Externally, well-documented providers make your job easier. Look for clear examples, SDKs in your language, code samples for common flows (deposits, withdrawals, webhooks), and up-to-date guides that reflect current best practices. Resources such as Cryptocurrency APIs for Developers: Secure Integration can complement vendor documentation by walking through typical architectures and pitfalls.
Planning for evolution: new chains, scaling solutions, and product changes
Crypto ecosystems evolve quickly. New L1 blockchains, L2 rollups, token standards, and regulatory regimes emerge regularly. To future-proof your integration:
- Abstract chain-specific logic: Encapsulate network-specific operations behind interfaces so you can plug in new chains with minimal disruption.
- Design flexible data models: Use schemas that accommodate new asset types, metadata fields, and fee mechanisms without requiring major migrations.
- Version your APIs and contracts: When your own API changes, support multiple versions and provide deprecation plans to avoid breaking internal consumers.
- Monitor ecosystem changes: Track hard forks, protocol upgrades, fee model shifts (e.g., EIP-1559), and security advisories that may affect your integration.

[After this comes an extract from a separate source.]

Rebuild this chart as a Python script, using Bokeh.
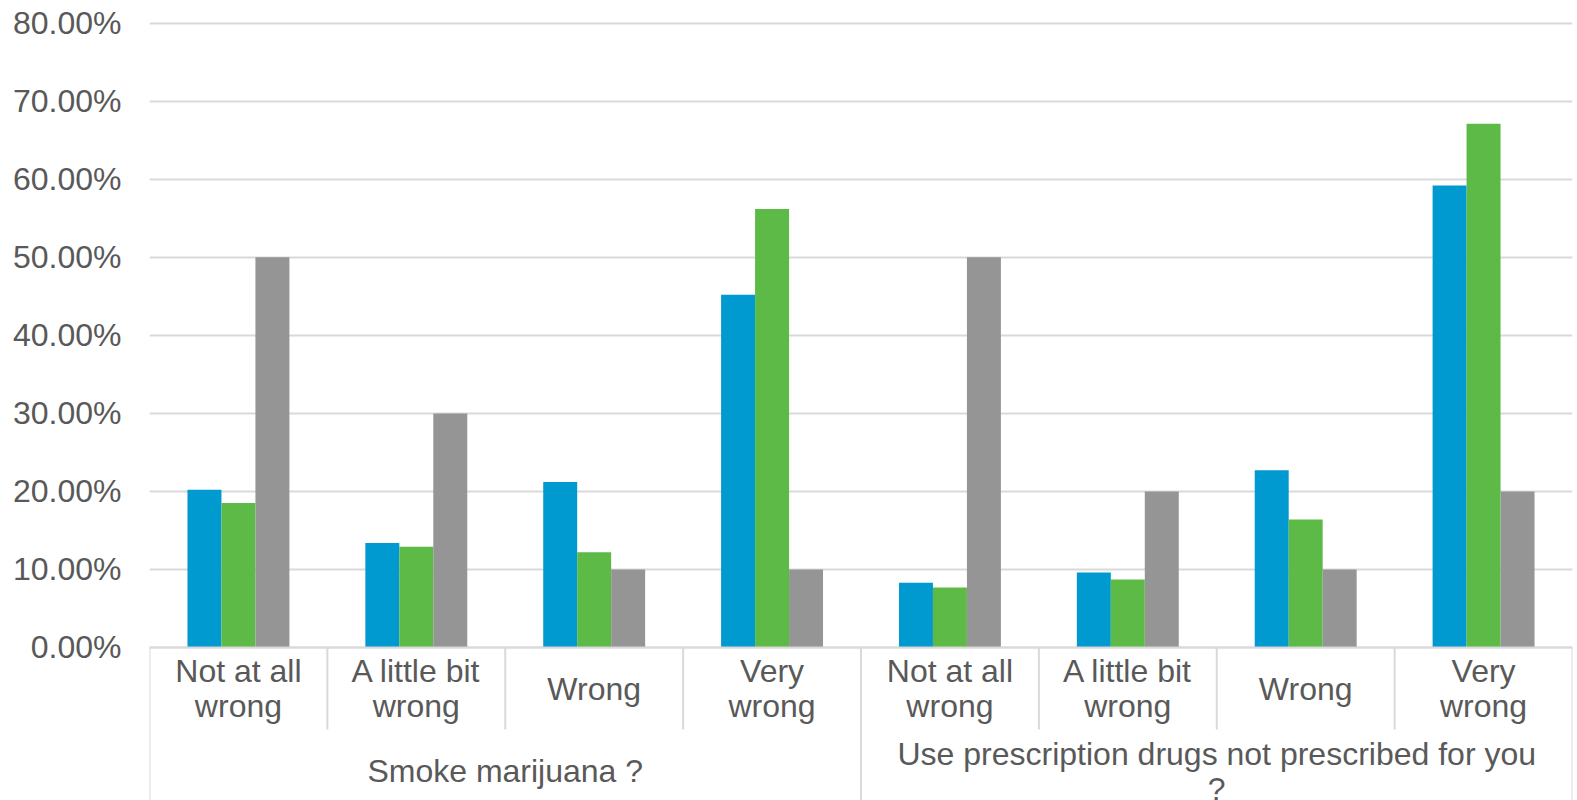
from bokeh.plotting import figure
from bokeh.models import Range1d, FixedTicker
from bokeh.core.properties import value
from bokeh.embed import file_html
from bokeh.resources import INLINE

# ---- data ----
groups = ["Smoke marijuana ?", "Use prescription drugs not prescribed for you\n?"]
answers = ["Not at all\nwrong", "A little bit\nwrong", "Wrong", "Very\nwrong"]
series_blue = [0.202, 0.134, 0.212, 0.452, 0.083, 0.096, 0.227, 0.592]
series_green = [0.185, 0.129, 0.122, 0.562, 0.077, 0.087, 0.164, 0.671]
series_gray = [0.50, 0.30, 0.10, 0.10, 0.50, 0.20, 0.10, 0.20]
y_ticks = [0.0, 0.1, 0.2, 0.3, 0.4, 0.5, 0.6, 0.7, 0.8]
y_tick_labels = ["0.00%", "10.00%", "20.00%", "30.00%", "40.00%",
                 "50.00%", "60.00%", "70.00%", "80.00%"]

colors = ["#0099D0", "#5DBA47", "#959595"]
FONT = "Liberation Sans"
FSIZE = "32px"
TXT = "#595959"
GRID = "#D9D9D9"

n_cat = len(groups) * len(answers)
cat_labels = [a for g in groups for a in answers]

Y_TOP = 0.8291
Y_BOT = -0.1961
W, H = 1577, 800
p = figure(width=W, height=H, output_backend="svg", toolbar_location=None,
           x_range=Range1d(0, n_cat), y_range=Range1d(Y_BOT, Y_TOP),
           min_border_left=149, min_border_right=5, min_border_top=0,
           min_border_bottom=0)
p.outline_line_color = None
p.xaxis.visible = False
p.xgrid.visible = False
p.background_fill_color = "white"
p.border_fill_color = "white"

p.ygrid.ticker = FixedTicker(ticks=y_ticks)
p.ygrid.grid_line_color = GRID
p.ygrid.grid_line_width = 2

ya = p.yaxis[0]
ya.ticker = FixedTicker(ticks=y_ticks)
ya.major_label_overrides = {t: l for t, l in zip(y_ticks, y_tick_labels)}
ya.axis_line_color = None
ya.major_tick_line_color = None
ya.minor_tick_line_color = None
ya.major_tick_out = 0
ya.major_tick_in = 0
ya.major_label_standoff = 28
ya.major_label_text_font = FONT
ya.major_label_text_font_size = FSIZE
ya.major_label_text_color = TXT

# bars
bw = 0.191
centers = [i + 0.5 for i in range(n_cat)]
for k, (vals, c) in enumerate(zip([series_blue, series_green, series_gray], colors)):
    xs = [x + (k - 1) * bw for x in centers]
    p.vbar(x=xs, top=vals, bottom=0, width=bw, fill_color=c, line_color=None)

# category axis lines
y_short = -0.1051
p.segment(x0=[0], y0=[0], x1=[n_cat], y1=[0], line_color=GRID, line_width=2)
short_x = [i for i in range(1, n_cat) if i % len(answers) != 0]
long_x = [i for i in range(0, n_cat + 1) if i % len(answers) == 0]
p.segment(x0=short_x, y0=[0] * len(short_x), x1=short_x, y1=[y_short] * len(short_x),
          line_color=GRID, line_width=2)
p.segment(x0=long_x, y0=[0] * len(long_x), x1=long_x, y1=[Y_BOT] * len(long_x),
          line_color=GRID, line_width=2)

# category labels
p.text(x=centers, y=[-0.0526] * n_cat, text=cat_labels,
       text_font=value(FONT), text_font_size=FSIZE, text_color=TXT,
       text_align="center", text_baseline="middle", text_line_height=0.99)

# group labels
gx = [len(answers) * (j + 0.5) for j in range(len(groups))]
p.text(x=gx, y=[-0.1589] * len(groups), text=groups,
       text_font=value(FONT), text_font_size=FSIZE, text_color=TXT,
       text_align="center", text_baseline="middle", text_line_height=0.99)

open("out.html", "w").write(file_html(p, INLINE))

By treating cryptocurrency APIs as part of a living system rather than a one-time integration, you can adapt gracefully to change while maintaining security guarantees and user trust.
Conclusion
Cryptocurrency APIs give developers powerful building blocks for secure wallets and blockchain-enabled applications, but they also introduce new architectural and operational responsibilities. Effective solutions combine strong key management, thoughtful UX, rigorous testing, and continuous monitoring with clear governance and compliance frameworks. By designing integrations that prioritize security, scalability, and adaptability from the outset, teams can harness digital assets confidently and support their products as the crypto landscape continues to mature.